• [Data lines]:

━━━━━━━━

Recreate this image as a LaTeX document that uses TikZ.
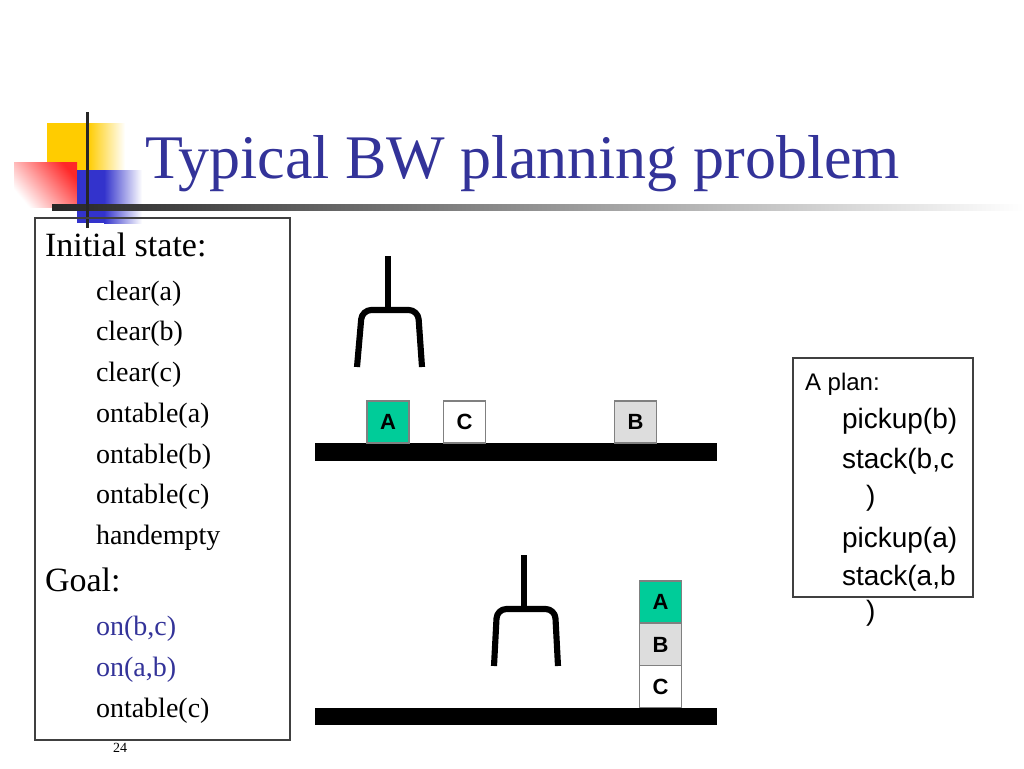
\documentclass[tikz,border=0pt]{standalone}
\usepackage{fontspec}
\setmainfont{Liberation Serif}
\newfontfamily\arialf{Liberation Sans}
\definecolor{titleblue}{RGB}{51,51,153}
\definecolor{blkgreen}{RGB}{0,204,153}
\definecolor{blkgray}{RGB}{221,221,221}
\definecolor{blkedge}{RGB}{128,128,128}
\definecolor{decoyellow}{RGB}{255,204,0}
\definecolor{decored}{RGB}{255,40,40}
\definecolor{decoblue}{RGB}{51,51,204}
\begin{document}
\begin{tikzpicture}[x=0.75pt,y=-0.75pt,
  txt/.style={anchor=base west,inner sep=0pt,outer sep=0pt},
  big/.style={txt,font=\fontsize{25.5}{30}\selectfont},
  item/.style={txt,font=\fontsize{21}{25}\selectfont},
  planhead/.style={txt,font=\arialf\fontsize{18}{22}\selectfont},
  planitem/.style={txt,font=\arialf\fontsize{21}{25}\selectfont},
  blk/.style={draw=blkedge,line width=0.9pt,minimum width=31.5pt,minimum height=31.5pt,inner sep=0pt,font=\arialf\bfseries\fontsize{16.5}{18}\selectfont},
  tablebar/.style={fill=black},
  grip/.style={line width=4.6pt,line cap=butt,line join=round},
  frame/.style={draw=black!75,line width=0.8pt}]
\useasboundingbox (0,0) rectangle (1024,768);
\fill[white] (0,0) rectangle (1024,768);
% decoration
\fill[decoyellow] (47,123) rectangle (88,170);
\shade[left color=decoyellow,right color=white] (88,123) rectangle (125,170);
\shade[top color=decored,bottom color=white,shading angle=-50] (14,162) rectangle (77,207);
\fill[decoblue] (77,170) rectangle (104,223);
\shade[left color=decoblue,right color=white] (104,170) rectangle (142,223);
\shade[left color=black!85,right color=white] (52,204) rectangle (1024,210);
\fill[black!85] (86,112) rectangle (89,228);
% title
\node[txt,text=titleblue,font=\fontsize{46.5}{50}\selectfont] (title) at (145,178) {Typical BW planning problem};
% left box
\draw[frame] (35,218) rectangle (290,740);
\node[big] (init) at (45,256) {Initial state:};
\node[item] (i1) at (96,300) {clear(a)};
\node[item] (i2) at (96,340) {clear(b)};
\node[item] (i3) at (96,381) {clear(c)};
\node[item] (i4) at (96,422) {ontable(a)};
\node[item] (i5) at (96,463) {ontable(b)};
\node[item] (i6) at (96,503) {ontable(c)};
\node[item] (i7) at (96,544) {handempty};
\node[big] (goal) at (45,591) {Goal:};
\node[item,text=titleblue] (g1) at (96,635) {on(b,c)};
\node[item,text=titleblue] (g2) at (96,676) {on(a,b)};
\node[item] (g3) at (96,717) {ontable(c)};
\node[txt,font=\fontsize{10.5}{12}\selectfont] (pg) at (113,752) {24};
% top scene
\fill[tablebar] (315,443) rectangle (717,461);
\node[blk,fill=blkgreen] (a1) at (388,422) {A};
\node[blk,fill=white] (c1) at (464.5,422) {C};
\node[blk,fill=blkgray] (b1) at (635.5,422) {B};
\draw[grip] (388,256) -- (388,309);
\draw[grip,rounded corners=7pt] (357,367) -- (362,310) -- (418,310) -- (422,367);
% bottom scene
\fill[tablebar] (315,708) rectangle (717,725);
\node[blk,fill=white] (c2) at (660.5,686.5) {C};
\node[blk,fill=blkgray] (b2) at (660.5,644.5) {B};
\node[blk,fill=blkgreen] (a2) at (660.5,602) {A};
\draw[grip] (524,555) -- (524,607);
\draw[grip,rounded corners=7pt] (494,666) -- (497,609) -- (555,609) -- (558,666);
% plan box
\draw[frame] (793,358) rectangle (973,597);
\node[planhead] (ph) at (805,390) {A plan:};
\node[planitem] (p1) at (842,428) {pickup(b)};
\node[planitem] (p2) at (842,468) {stack(b,c};
\node[planitem] (p2b) at (866,505) {)};
\node[planitem] (p3) at (842,547) {pickup(a)};
\node[planitem] (p4) at (842,585) {stack(a,b};
\node[planitem] (p4b) at (866,620) {)};
\end{tikzpicture}
\end{document}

━━━━━━━━

Print the complete listing exactly, apart from any pictures.

• [Final result]:
Recreate this image as a LaTeX document that uses TikZ.
\documentclass[tikz,border=0pt]{standalone}
\usepackage{fontspec}
\setmainfont{Liberation Serif}
\newfontfamily\arialf{Liberation Sans}
\definecolor{titleblue}{RGB}{51,51,153}
\definecolor{blkgreen}{RGB}{0,204,153}
\definecolor{blkgray}{RGB}{221,221,221}
\definecolor{blkedge}{RGB}{128,128,128}
\definecolor{decoyellow}{RGB}{255,204,0}
\definecolor{decored}{RGB}{255,40,40}
\definecolor{decoblue}{RGB}{51,51,204}
\begin{document}
\begin{tikzpicture}[x=0.75pt,y=-0.75pt,
  txt/.style={anchor=base west,inner sep=0pt,outer sep=0pt},
  big/.style={txt,font=\fontsize{25.5}{30}\selectfont},
  item/.style={txt,font=\fontsize{21}{25}\selectfont},
  planhead/.style={txt,font=\arialf\fontsize{18}{22}\selectfont},
  planitem/.style={txt,font=\arialf\fontsize{21}{25}\selectfont},
  blk/.style={draw=blkedge,line width=0.9pt,minimum width=31.5pt,minimum height=31.5pt,inner sep=0pt,font=\arialf\bfseries\fontsize{16.5}{18}\selectfont},
  tablebar/.style={fill=black},
  grip/.style={line width=4.6pt,line cap=butt,line join=round},
  frame/.style={draw=black!75,line width=0.8pt}]
\useasboundingbox (0,0) rectangle (1024,768);
\fill[white] (0,0) rectangle (1024,768);
% decoration
\fill[decoyellow] (47,123) rectangle (88,170);
\shade[left color=decoyellow,right color=white] (88,123) rectangle (125,170);
\shade[top color=decored,bottom color=white,shading angle=-50] (14,162) rectangle (77,207);
\fill[decoblue] (77,170) rectangle (104,223);
\shade[left color=decoblue,right color=white] (104,170) rectangle (142,223);
\shade[left color=black!85,right color=white] (52,204) rectangle (1024,210);
\fill[black!85] (86,112) rectangle (89,228);
% title
\node[txt,text=titleblue,font=\fontsize{46.5}{50}\selectfont] (title) at (145,178) {Typical BW planning problem};
% left box
\draw[frame] (35,218) rectangle (290,740);
\node[big] (init) at (45,256) {Initial state:};
\node[item] (i1) at (96,300) {clear(a)};
\node[item] (i2) at (96,340) {clear(b)};
\node[item] (i3) at (96,381) {clear(c)};
\node[item] (i4) at (96,422) {ontable(a)};
\node[item] (i5) at (96,463) {ontable(b)};
\node[item] (i6) at (96,503) {ontable(c)};
\node[item] (i7) at (96,544) {handempty};
\node[big] (goal) at (45,591) {Goal:};
\node[item,text=titleblue] (g1) at (96,635) {on(b,c)};
\node[item,text=titleblue] (g2) at (96,676) {on(a,b)};
\node[item] (g3) at (96,717) {ontable(c)};
\node[txt,font=\fontsize{10.5}{12}\selectfont] (pg) at (113,752) {24};
% top scene
\fill[tablebar] (315,443) rectangle (717,461);
\node[blk,fill=blkgreen] (a1) at (388,422) {A};
\node[blk,fill=white] (c1) at (464.5,422) {C};
\node[blk,fill=blkgray] (b1) at (635.5,422) {B};
\draw[grip] (388,256) -- (388,309);
\draw[grip,rounded corners=7pt] (357,367) -- (362,310) -- (418,310) -- (422,367);
% bottom scene
\fill[tablebar] (315,708) rectangle (717,725);
\node[blk,fill=white] (c2) at (660.5,686.5) {C};
\node[blk,fill=blkgray] (b2) at (660.5,644.5) {B};
\node[blk,fill=blkgreen] (a2) at (660.5,602) {A};
\draw[grip] (524,555) -- (524,607);
\draw[grip,rounded corners=7pt] (494,666) -- (497,609) -- (555,609) -- (558,666);
% plan box
\draw[frame] (793,358) rectangle (973,597);
\node[planhead] (ph) at (805,390) {A plan:};
\node[planitem] (p1) at (842,428) {pickup(b)};
\node[planitem] (p2) at (842,468) {stack(b,c};
\node[planitem] (p2b) at (866,505) {)};
\node[planitem] (p3) at (842,547) {pickup(a)};
\node[planitem] (p4) at (842,585) {stack(a,b};
\node[planitem] (p4b) at (866,620) {)};
\end{tikzpicture}
\end{document}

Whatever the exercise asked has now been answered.